In embracing diversity in her work, in her own words Jen is rerooting herself and culture back to the earth.
‘There’s the botanical value of how this diversity allows for a broader expression of genetics of the plants, that is critical both now and into the future for creating new varieties. But I also think of the social and cultural value of diversity in terms of not just plant communities but human communities, and how as I think the ethos of strict sameness in all of our food crops can also reflect ideas of strict sameness in our communities, and I don’t want anything to do with that. It’s the sort of eugenics attitude laid across the plant world and that’s not what the plants want. Their job is to keep themselves going into the future. I feel like that visual representation of a broad variety of what a plant can look like - maybe that can translate into some kind of cultural acceptance and into broad ideas of what we can all look around and see, and call that beautiful. Because right now we don’t call that beautiful. We separate and divide, and we do it with ourselves and we do it to plants, and I don’t think that’s what they want and it’s not what I want.’

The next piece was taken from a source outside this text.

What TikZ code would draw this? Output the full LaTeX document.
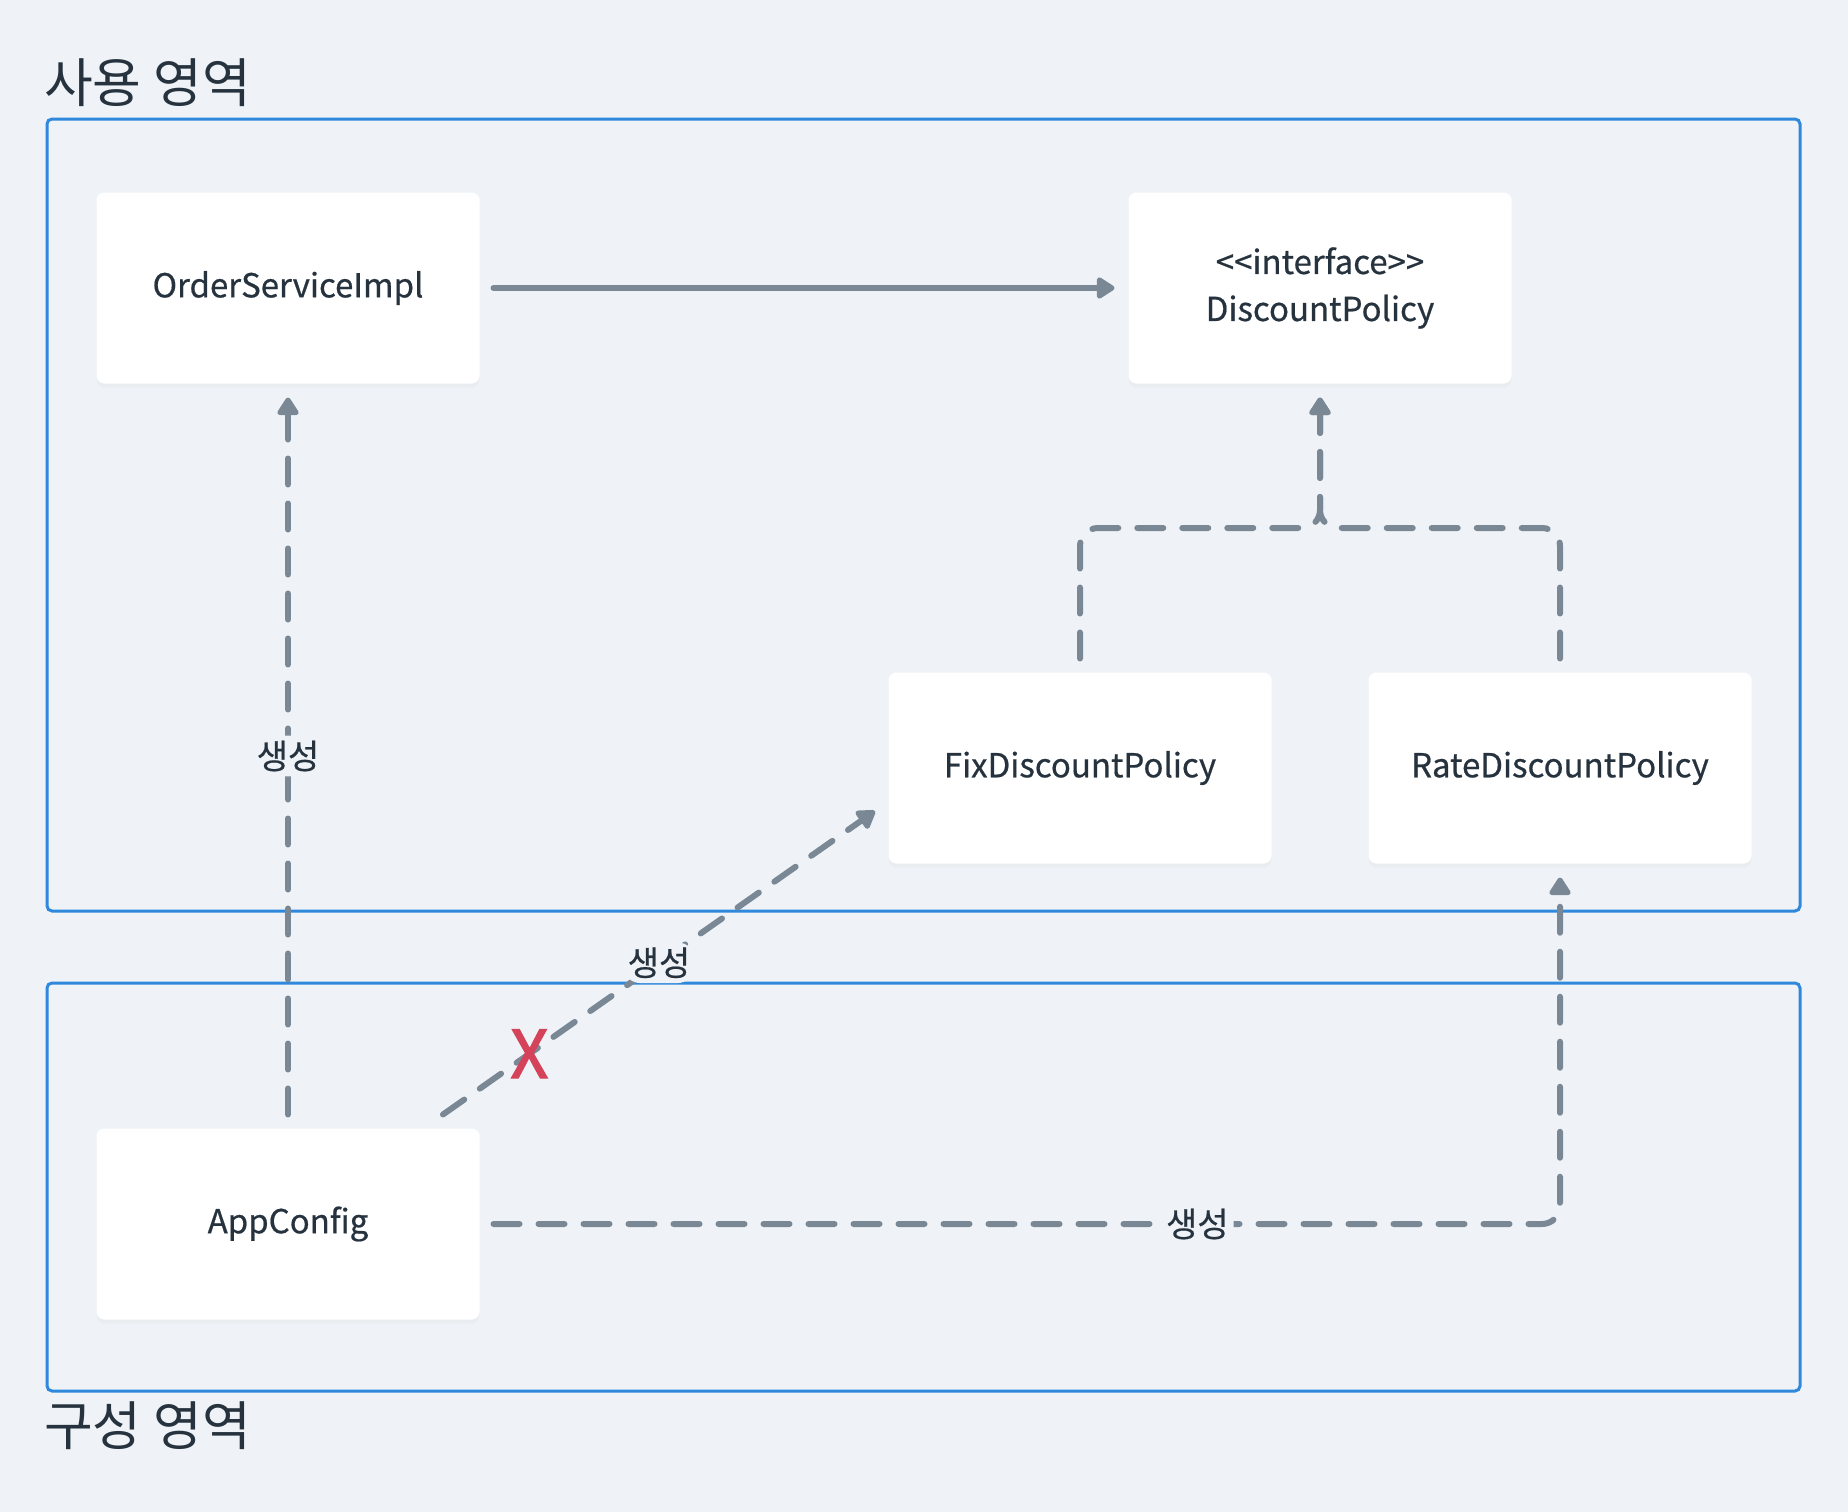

As well as growing seeds for the Wild Dreams Farm catalogue, Jen is also custodian of several precious seed crops from the Palestinian Heirloom Seed Library (PHSL). Palestine has been considered one of the world’s centres of diversity, particularly in wheat and barley, in their own words ‘these seeds carry the DNA of our survival against a violent background that is seen across the hills and valleys’. The PHSL was founded in 2014 by artist, researcher and writer Vivien Sansour, who has since worked with farmers in Palestine and around the world to preserve ancestral seeds and biocultural knowledge.
Heirloom seeds tell us stories, connect us to our ancestral roots, remind us of meals our families once made at special times of year. The Palestine Heirloom Library is an attempt to recover these ancient seeds and their stories and put them back into people’s hands.

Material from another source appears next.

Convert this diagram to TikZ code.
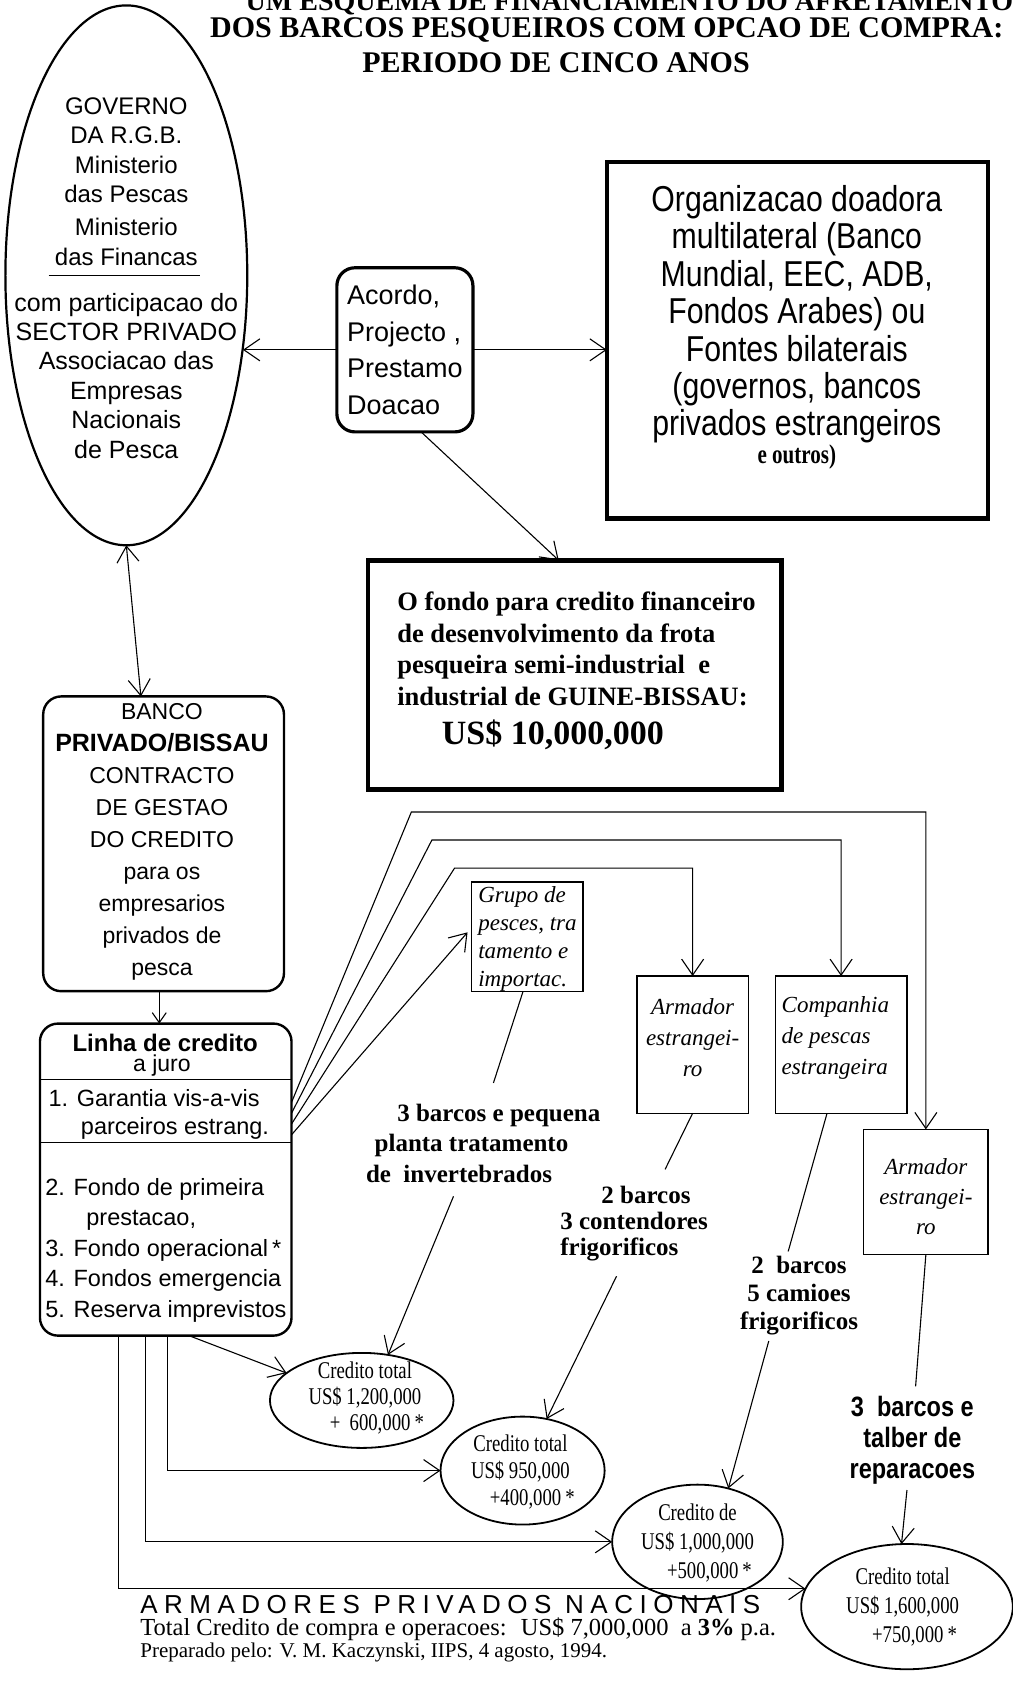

Bonnetta from Ujamaa Cooperative Farming Alliance works closely with Vivien and the PHSL, and it is through this connection and through being part of the wider Ujamaa family that Jen came to be custodian of these treasured seeds. She is currently guardian of Abu Samara wheat, a variety of fenugreek and an heirloom squash. Our main purpose for visiting the farm was to enable Bonnetta and Jen to connect, and report on these precious crops, and I watched both women come together across the beds, running ears of wheat through their hands, sharing tears of grief and in solidarity.
In the wake of the atrocities occurring in Palestine, these plants growing on a small farm thousands of miles from where they belong are holders of both grief and hope. Despite it all, the Abu Samara wheat were standing proud in the field, full of vitality and embodying a defiant desire to live, to grow, to rebuild.
My day at Wild Dreams Farm was one of deep connection and conversation. Jen has created a beautiful, nurturing and healing space in which all life is welcome and thrives. At the end of our day together I asked Jen what it was about this work that brings her joy.
‘I do all of this, sometimes I’m out here by myself and I think all these things and get all twisted up about what I’m doing and what’s going on in the world. But then having people here and walking round and having these conversations, it’s just the relationships created and the bringing people together. That’s what brings me joy.’